● **DATASET EXCERPT**
────────────────

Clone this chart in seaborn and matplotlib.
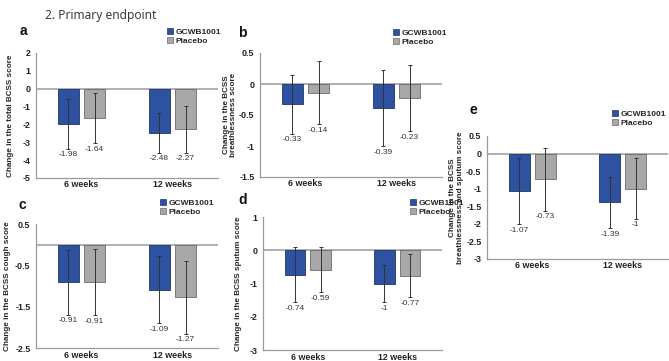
import matplotlib
matplotlib.use("Agg")
import matplotlib.pyplot as plt
import seaborn as sns
import pandas as pd
import numpy as np

categories = ["6 weeks", "12 weeks"]
groups = ["GCWB1001", "Placebo"]

a_gcwb = [-1.98, -2.48]
a_plac = [-1.64, -2.27]
a_gcwb_err = [1.38, 1.12]
a_plac_err = [1.41, 1.33]

b_gcwb = [-0.33, -0.39]
b_plac = [-0.14, -0.23]
b_gcwb_err = [0.47, 0.61]
b_plac_err = [0.51, 0.53]

c_gcwb = [-0.91, -1.09]
c_plac = [-0.91, -1.27]
c_gcwb_err = [0.79, 0.81]
c_plac_err = [0.80, 0.88]

d_gcwb = [-0.74, -1.00]
d_plac = [-0.59, -0.77]
d_gcwb_err = [0.83, 0.56]
d_plac_err = [0.68, 0.65]

e_gcwb = [-1.07, -1.39]
e_plac = [-0.73, -1.00]
e_gcwb_err = [0.94, 0.73]
e_plac_err = [0.90, 0.86]

a_ticks = [2, 1, 0, -1, -2, -3, -4, -5]
b_ticks = [0.5, 0, -0.5, -1, -1.5]
c_ticks = [0.5, -0.5, -1.5, -2.5]
d_ticks = [1, 0, -1, -2, -3]
e_ticks = [0.5, 0, -0.5, -1, -1.5, -2, -2.5, -3]

W, H = 669, 361
DPI = 100
fig = plt.figure(figsize=(W / DPI, H / DPI), dpi=DPI)
sns.set_style("white")
plt.rcParams["font.family"] = ["Liberation Sans", "DejaVu Sans"]

BLUE = "#2F52A0"
BLUE_E = "#1D356E"
GREY = "#A8A8A8"
GREY_E = "#6A6A6A"
AXC = "#9A9A9A"


def px_axes(l, t, r, b):
    return fig.add_axes([l / W, 1 - b / H, (r - l) / W, (b - t) / H])


panels = [
    dict(letter="a", box=(36, 53, 218, 178), g=a_gcwb, p=a_plac, ge=a_gcwb_err, pe=a_plac_err,
         ticks=a_ticks, ylabel="Change in the total BCSS score", lab_dx=-22,
         letter_xy=(23, 31), leg_xy=(167, 28)),
    dict(letter="b", box=(260, 53, 442, 177), g=b_gcwb, p=b_plac, ge=b_gcwb_err, pe=b_plac_err,
         ticks=b_ticks, ylabel="Change in the BCSS\nbreathlessness score", lab_dx=-23,
         letter_xy=(242, 33), leg_xy=(393, 29)),
    dict(letter="c", box=(36, 224, 218, 348), g=c_gcwb, p=c_plac, ge=c_gcwb_err, pe=c_plac_err,
         ticks=c_ticks, ylabel="Change in the BCSS cough score", lab_dx=-25,
         letter_xy=(22, 205), leg_xy=(160, 199)),
    dict(letter="d", box=(263, 217, 442, 350), g=d_gcwb, p=d_plac, ge=d_gcwb_err, pe=d_plac_err,
         ticks=d_ticks, ylabel="Change in the BCSS sputum score", lab_dx=-21,
         letter_xy=(243, 200), leg_xy=(410, 199)),
    dict(letter="e", box=(487, 136, 668, 259), g=e_gcwb, p=e_plac, ge=e_gcwb_err, pe=e_plac_err,
         ticks=e_ticks, ylabel="Change in the BCSS\nbreathlessness and sputum score", lab_dx=-23,
         letter_xy=(473, 110), leg_xy=(612, 110)),
]

for pn in panels:
    ax = px_axes(*pn["box"])
    df = pd.DataFrame({
        "week": categories * 2,
        "group": [groups[0]] * 2 + [groups[1]] * 2,
        "value": list(pn["g"]) + list(pn["p"]),
        "err": list(pn["ge"]) + list(pn["pe"]),
    })
    sns.barplot(data=df, x="week", y="value", hue="group", order=categories,
                hue_order=groups, palette=[BLUE, GREY], errorbar=None,
                width=0.572, gap=0.2, saturation=1, ax=ax, legend=True, zorder=2)
    edge_cols = [BLUE_E, GREY_E]
    bar_conts = list(ax.containers)
    for ci, cont in enumerate(bar_conts):
        sub = df[df["group"] == groups[ci]].set_index("week").loc[categories]
        xs = [bar.get_x() + bar.get_width() / 2 for bar in cont]
        for bar in cont:
            bar.set_edgecolor(edge_cols[ci])
            bar.set_linewidth(0.6)
        ax.errorbar(xs, sub["value"].values, yerr=sub["err"].values, fmt="none",
                    ecolor="#333333", elinewidth=0.7, capsize=1.3, capthick=0.7, zorder=3)
        for x, v, e in zip(xs, sub["value"].values, sub["err"].values):
            ax.annotate(f"{v:g}", xy=(x, v - e), xytext=(0, -1.8), textcoords="offset points",
                        ha="center", va="top", fontsize=6.0, color="#333333")
    ax.axhline(0, color=AXC, lw=1.1, zorder=1)
    ax.set_xlim(-0.5, 1.5)
    tk = pn["ticks"]
    ax.set_ylim(min(tk), max(tk))
    ax.set_yticks(tk)
    ax.set_yticklabels([f"{t:g}" for t in tk], fontsize=6.4, fontweight="bold")
    ax.set_xticks(range(len(categories)))
    ax.set_xticklabels(categories, fontsize=6.4, fontweight="bold")
    ax.set_xlabel("")
    ax.set_ylabel(pn["ylabel"], fontsize=5.9, fontweight="bold", linespacing=1.1)
    l, t, r, b = pn["box"]
    ax.yaxis.set_label_coords(pn["lab_dx"] / (r - l), 0.5)
    for s in ["top", "right"]:
        ax.spines[s].set_visible(False)
    for s in ["left", "bottom"]:
        ax.spines[s].set_color(AXC)
        ax.spines[s].set_linewidth(0.9)
    ax.tick_params(axis="y", length=2, width=0.7, color=AXC, pad=2, labelcolor="#222222")
    ax.tick_params(axis="x", length=3, width=0.7, color=AXC, pad=0.3, direction="inout",
                   labelcolor="#222222")
    ax.grid(False)
    handles, labels = ax.get_legend_handles_labels()
    if ax.get_legend() is not None:
        ax.get_legend().remove()
    lx, ly = pn["leg_xy"]
    leg = ax.legend(handles, labels, loc="upper left", bbox_to_anchor=(lx / W, 1 - ly / H),
                    bbox_transform=fig.transFigure, frameon=False, handlelength=0.7,
                    handleheight=0.7, handletextpad=0.3, labelspacing=0.15, borderpad=0,
                    borderaxespad=0, prop={"size": 6.0, "weight": "bold"})
    for h, ec in zip(leg.legend_handles, edge_cols):
        h.set_edgecolor(ec)
        h.set_linewidth(0.5)
    fx, fy = pn["letter_xy"]
    fig.text(fx / W, 1 - fy / H, pn["letter"], fontsize=10, fontweight="bold",
             ha="center", va="center", color="#111111")

fig.text(45 / W, 1 - 15 / H, "2. Primary endpoint", fontsize=8.6, color="#3a3a3a",
         ha="left", va="center", family=["Noto Sans", "DejaVu Sans"])

fig.savefig("out.png", dpi=DPI)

────────────────

● **GIVEN REQUEST**
Copy out every line that includes the word "seaborn".

● **SOLVED EXERCISE**
Clone this chart in seaborn and matplotlib.
import seaborn as sns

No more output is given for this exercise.